De pronto llovieron los mensajes de texto, desde dicha red social, por parte familiares y amigos, tanto de aquí como de Costa Rica, que preguntaban por la fuerza del terremoto. En ese país centroamericano tembló dos veces: el primero de ellos de 5.3 y otro, 10 segundos después, de 3.3 grados.
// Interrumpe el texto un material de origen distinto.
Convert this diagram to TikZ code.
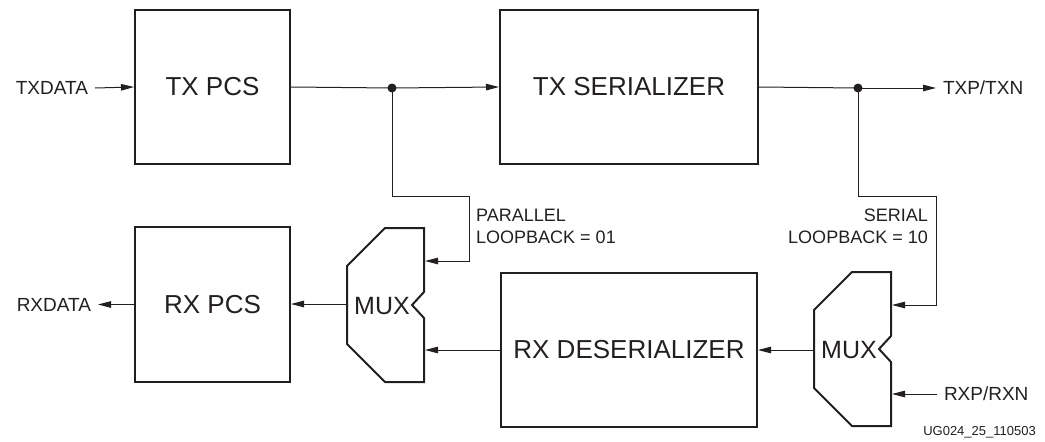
\documentclass[tikz,border=0pt]{standalone}
\usepackage{fontspec}
\setmainfont{Liberation Sans}
\usetikzlibrary{arrows.meta}
\definecolor{ink}{HTML}{231F20}
\begin{document}
\begin{tikzpicture}[x=1pt,y=-1pt,
  blk/.style={draw=ink,line width=2pt,inner sep=0pt,text=ink,font=\fontsize{26}{30}\selectfont},
  muxtxt/.style={inner sep=0pt,text=ink,font=\fontsize{25}{30}\selectfont},
  lbl/.style={inner sep=0pt,outer xsep=7pt,text=ink,font=\fontsize{19}{22}\selectfont},
  loopl/.style={inner sep=0pt,text=ink,font=\fontsize{18}{22}\selectfont},
  wire/.style={draw=ink,line width=1pt},
  arr/.style={wire,-{Triangle[length=13pt,width=6.5pt]}},
  muxline/.style={draw=ink,line width=2pt,line join=miter}
]
\useasboundingbox (0,0) rectangle (1045,442);

% blocks
\node[blk,minimum width=155pt,minimum height=154pt] (txpcs) at (212.5,87) {TX PCS};
\node[blk,minimum width=258pt,minimum height=154pt] (txser) at (629,87) {TX SERIALIZER};
\node[blk,minimum width=155pt,minimum height=155pt] (rxpcs) at (212.5,304.5) {RX PCS};
\node[blk,minimum width=256pt,minimum height=154pt] (rxdes) at (629,350) {RX DESERIALIZER};

% muxes
\newcommand{\muxoutline}{(38,0) -- (77,0) -- (77,64) -- (65,77) -- (77,90) -- (77,154) -- (38,154) -- (0,116) -- (0,38) -- cycle}
\begin{scope}[shift={(347,228)}]
  \draw[muxline] \muxoutline;
\end{scope}
\begin{scope}[shift={(814,272)}]
  \draw[muxline] \muxoutline;
\end{scope}
\node[muxtxt] (mux1) at (382,306) {MUX};
\node[muxtxt] (mux2) at (849,350) {MUX};

% ports
\coordinate (m1in1) at (425,261);
\coordinate (m1in2) at (425,350);
\coordinate (m1out) at (347,304);
\coordinate (m2in1) at (892,305);
\coordinate (m2in2) at (892,394);
\coordinate (m2out) at (814,350);
\coordinate (dot1) at (392,88);
\coordinate (dot2) at (858,88);
\coordinate (pl) at (469,196);
\coordinate (sl) at (936,196);

% labels
\node[lbl,anchor=east] (txdata) at (95,88) {TXDATA};
\node[lbl,anchor=east] (rxdata) at (98,305) {RXDATA};
\node[lbl,anchor=west] (txp) at (936,88) {TXP/TXN};
\node[lbl,anchor=west] (rxp) at (937,394) {RXP/RXN};
\node[loopl,anchor=north west,align=left] (plab) at (476,208.5) {PARALLEL\\LOOPBACK = 01};
\node[loopl,anchor=north east,align=right] (slab) at (928,208.5) {SERIAL\\LOOPBACK = 10};
\node[inner sep=0pt,anchor=east,text=ink,font=\fontsize{13}{15}\selectfont] (fig) at (1036,432) {UG024\_25\_110503};

% connectors
\draw[arr] (txdata.east) -- (txpcs.west);
\draw[wire] (txpcs.east) -- (dot1);
\draw[arr] (dot1) -- (txser.west);
\draw[wire] (txser.east) -- (dot2);
\draw[arr] (dot2) -- (txp.west);
\draw[arr] (dot1) |- (pl) |- (m1in1);
\draw[arr] (dot2) |- (sl) |- (m2in1);
\draw[arr] (rxdes.west) -- (m1in2);
\draw[arr] (m1out) -- (rxpcs.east |- m1out);
\draw[arr] (rxpcs.west) -- (rxdata.east |- rxpcs.west);
\draw[arr] (m2out) -- (rxdes.east);
\draw[arr] (rxp.west) -- (m2in2);
\fill[ink] (dot1) circle (4.5pt);
\fill[ink] (dot2) circle (4.5pt);
\end{tikzpicture}
\end{document}
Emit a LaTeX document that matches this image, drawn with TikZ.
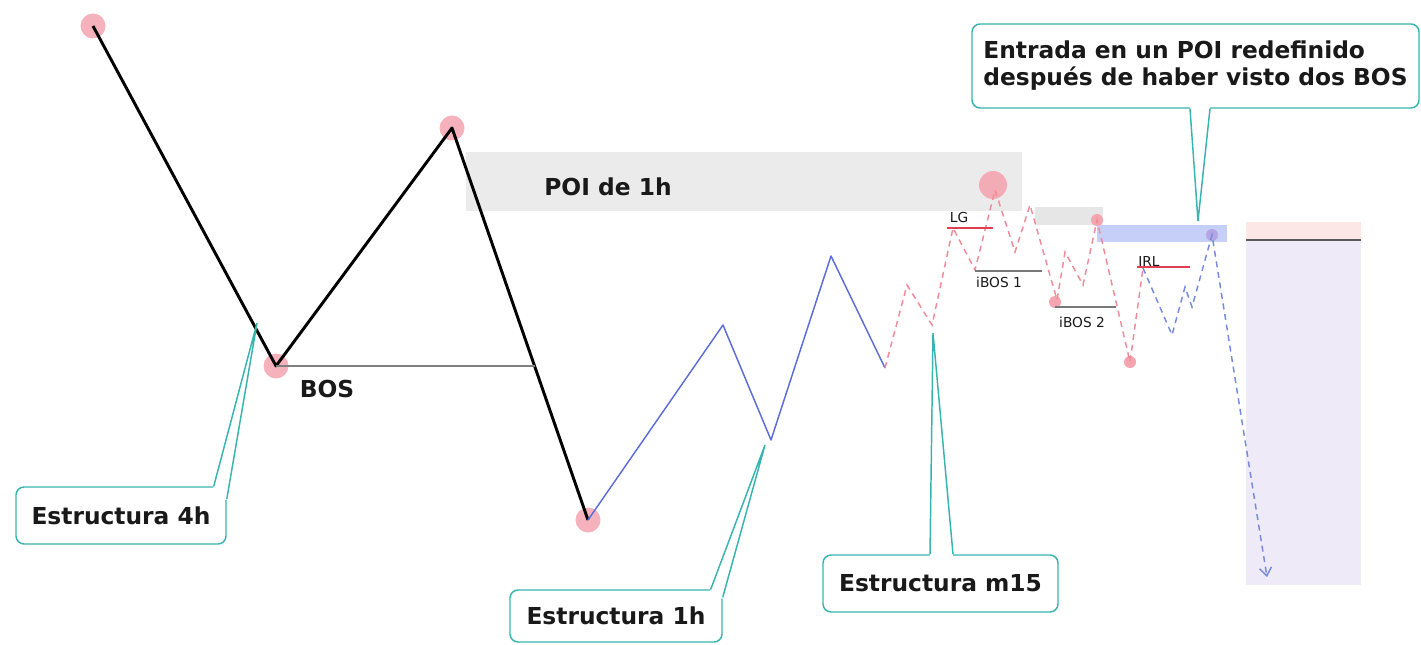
\documentclass[tikz,border=0pt]{standalone}
\usepackage{fontspec}
\setmainfont{DejaVu Sans}
\usetikzlibrary{arrows.meta,calc}
\definecolor{calline}{RGB}{56,180,176}
\definecolor{txt}{RGB}{25,25,25}
\definecolor{dotpink}{RGB}{244,165,176}
\definecolor{dotlav}{RGB}{180,165,228}
\definecolor{blueln}{RGB}{92,108,216}
\definecolor{pinkdash}{RGB}{240,140,154}
\definecolor{bluedash}{RGB}{120,138,222}
\definecolor{poigray}{RGB}{235,235,235}
\definecolor{boxblue}{RGB}{197,207,247}
\definecolor{boxpink}{RGB}{253,230,230}
\definecolor{boxlav}{RGB}{238,234,248}
\definecolor{redln}{RGB}{222,64,82}
\definecolor{grayln}{RGB}{120,120,120}
\tikzset{
  callout/.style={draw=calline, line width=1.1pt, fill=white, rounded corners=6pt, inner sep=0pt,
    font=\fontsize{17.5}{20.25}\selectfont\bfseries, text=txt},
  ptrline/.style={draw=calline, line width=1.1pt, line join=miter},
  blackln/.style={line width=2.2pt, black, line join=round},
  bluesolid/.style={line width=1.1pt, blueln, line join=round},
  pdash/.style={line width=1.1pt, pinkdash, dash pattern=on 4.5pt off 3.5pt},
  bdash/.style={line width=1.1pt, bluedash, dash pattern=on 4.5pt off 3.5pt},
  biglabel/.style={font=\fontsize{17.5}{20.25}\selectfont\bfseries, text=txt, inner sep=0pt},
  smalllabel/.style={font=\fontsize{10.3}{12}\selectfont, text=txt, inner sep=0pt},
}
\begin{document}
\begin{tikzpicture}[x=0.75pt,y=-0.75pt]
\useasboundingbox (0,0) rectangle (1421,645);

% zones
\fill[poigray] (466,152) rectangle (1022,211);
\fill[poigray!98!black] (1035,207) rectangle (1103,225);
\fill[boxblue] (1097,225) rectangle (1227,242);
\fill[boxpink] (1246,222) rectangle (1361,240);
\fill[boxlav] (1246,240) rectangle (1361,585);
\draw[line width=1.1pt, black!65] (1246,240) -- (1361,240);

% 4h structure points
\coordinate (A) at (93,26);
\coordinate (B) at (276,366);
\coordinate (C) at (452,128);
\coordinate (D) at (588,520);
\foreach \p in {A,B,C,D} \fill[dotpink, opacity=0.85] (\p) circle (12.5);
\draw[blackln] (A) -- (B) -- (C) -- (D);
\coordinate (Bend) at (535,366);
\draw[line width=1.5pt, black!50] (B) -- (Bend);
\node[biglabel] (bos) at (327,389) {BOS};
\node[biglabel] (poi) at (608,187) {POI de 1h};

% 1h structure
\coordinate (E1) at (723,325);
\coordinate (E2) at (771,440);
\coordinate (E3) at (831,256);
\coordinate (E4) at (885,368);
\draw[bluesolid] (D) -- (E1) -- (E2) -- (E3) -- (E4);

% m15 structure
\coordinate (F1) at (907,285);
\coordinate (F2) at (932,325);
\coordinate (F3) at (953,228);
\coordinate (F4) at (975,270);
\coordinate (F5) at (995,190);
\coordinate (F6) at (1015,252);
\coordinate (F7) at (1030,205);
\coordinate (F8) at (1057,300);
\coordinate (F9) at (1065,252);
\coordinate (F10) at (1083,285);
\coordinate (F11) at (1097,220);
\coordinate (F12) at (1130,362);
\coordinate (F13) at (1143,268);
\coordinate (G1) at (1172,335);
\coordinate (G2) at (1185,287);
\coordinate (G3) at (1192,307);
\coordinate (G4) at (1212,235);
\coordinate (G5) at (1267,577);

\fill[dotpink, opacity=0.9] (993,185) circle (14);
\fill[dotpink] (F11) circle (6);
\fill[dotpink] (1055,302) circle (6);
\fill[dotpink] (F12) circle (6);
\fill[dotlav] (G4) circle (6);

\draw[pdash] (E4) -- (F1) -- (F2) -- (F3) -- (F4) -- (F5) -- (F6) -- (F7) -- (F8) -- (F9) -- (F10) -- (F11) -- (F12) -- (F13);
\draw[bdash, -{Straight Barb[length=6pt,width=9pt]}] (F13) -- (G1) -- (G2) -- (G3) -- (G4) -- (G5);

% levels
\draw[line width=1.1pt, redln] (947,228) -- (993,228);
\node[smalllabel] (lg) at (959,218) {LG};
\draw[line width=1.5pt, grayln] (975,271) -- (1042,271);
\node[smalllabel] (ib1) at (999,282) {iBOS 1};
\draw[line width=1.5pt, grayln] (1055,307) -- (1116,307);
\node[smalllabel] (ib2) at (1082,322) {iBOS 2};
\draw[line width=1.1pt, redln] (1137,267) -- (1190,267);
\node[smalllabel] (irl) at (1149,261) {IRL};

% callouts
\coordinate (t4h) at (257,323);
\coordinate (t1h) at (765,445);
\coordinate (tm15) at (933,333);
\coordinate (tent) at (1198,221);

\node[callout, minimum width=157.5pt, minimum height=42.75pt] (c4h) at (121,515.5) {Estructura 4h};
\fill[white] ($(c4h.north east)+(-14,3)$) -- (t4h) -- ($(c4h.north east)+(1,14)$) -- ($(c4h.north east)+(-8,12)$) -- cycle;
\draw[ptrline] ($(c4h.north east)+(-13,0)$) -- (t4h) -- ($(c4h.north east)+(0,13)$);

\node[callout, minimum width=159pt, minimum height=39pt] (c1h) at (616,616) {Estructura 1h};
\fill[white] ($(c1h.north east)+(-13,3)$) -- (t1h) -- ($(c1h.north east)+(1,9)$) -- ($(c1h.north east)+(-8,10)$) -- cycle;
\draw[ptrline] ($(c1h.north east)+(-12,0)$) -- (t1h) -- ($(c1h.north east)+(0,8)$);

\node[callout, minimum width=176.25pt, minimum height=42.75pt] (cm15) at (940.5,583.5) {Estructura m15};
\fill[white] ($(cm15.north)+(-10.5,3)$) -- (tm15) -- ($(cm15.north)+(12.5,3)$) -- cycle;
\draw[ptrline] ($(cm15.north)+(-10.5,0)$) -- (tm15) -- ($(cm15.north)+(12.5,0)$);

\node[callout, minimum width=335.25pt, minimum height=63pt, align=left] (cent) at (1195.5,66) {Entrada en un POI redefinido\\después de haber visto dos BOS};
\fill[white] ($(cent.south)+(-5.5,-3)$) -- (tent) -- ($(cent.south)+(14.5,-3)$) -- cycle;
\draw[ptrline] ($(cent.south)+(-5.5,0)$) -- (tent) -- ($(cent.south)+(14.5,0)$);
\end{tikzpicture}
\end{document}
Ante las preguntas habituales de mis compatriotas (“¿dónde está? ¿no le pasó nada? ¿De cuánto fue?, ¿hubo daños?”), respondí con un salomónico “sí aquí todo está bien, gracias por la preocupación”. Esta, claro está, no le cerró el paso al humor: “¿ya le volvió el alma al cuerpo?” “¿rica la mecedora?”, escribieron algunos un poco más distendidos.
En ese ir y venir de impresiones, comentarios y bromas, la comunicación con mi familia costó, pero al final, vía Skype (las líneas continuaban saturadas 30 minutos después) conversamos y logré tranquilizarlos. Ellos conocían en los referentes previos del 86 y 2001 pero también la alta densidad poblacional de El Salvador que potencia que sismos como estos acaben en tragedia.
Al final, luego del barullo que son las redes sociales, los pasillos de los barrios y colonias y la competencia de los medios de comunicación por llevarse el primer lugar en cobertura, no queda otro camino que volver a la normalidad: dormir, cocinar para el almuerzo del día siguiente, completar asignaturas académicas, o limpiar una salita atestada de papeles inservibles y libros matizados por el polvo. Pero de esos 26 segundos de conmoción algo emerge una sentencia casi obligada: pese a que en nuestros países centroamericanos ha temblado toda la vida, cada nuevo terremoto llega con el ímpetu renovado, como si fuera el primero.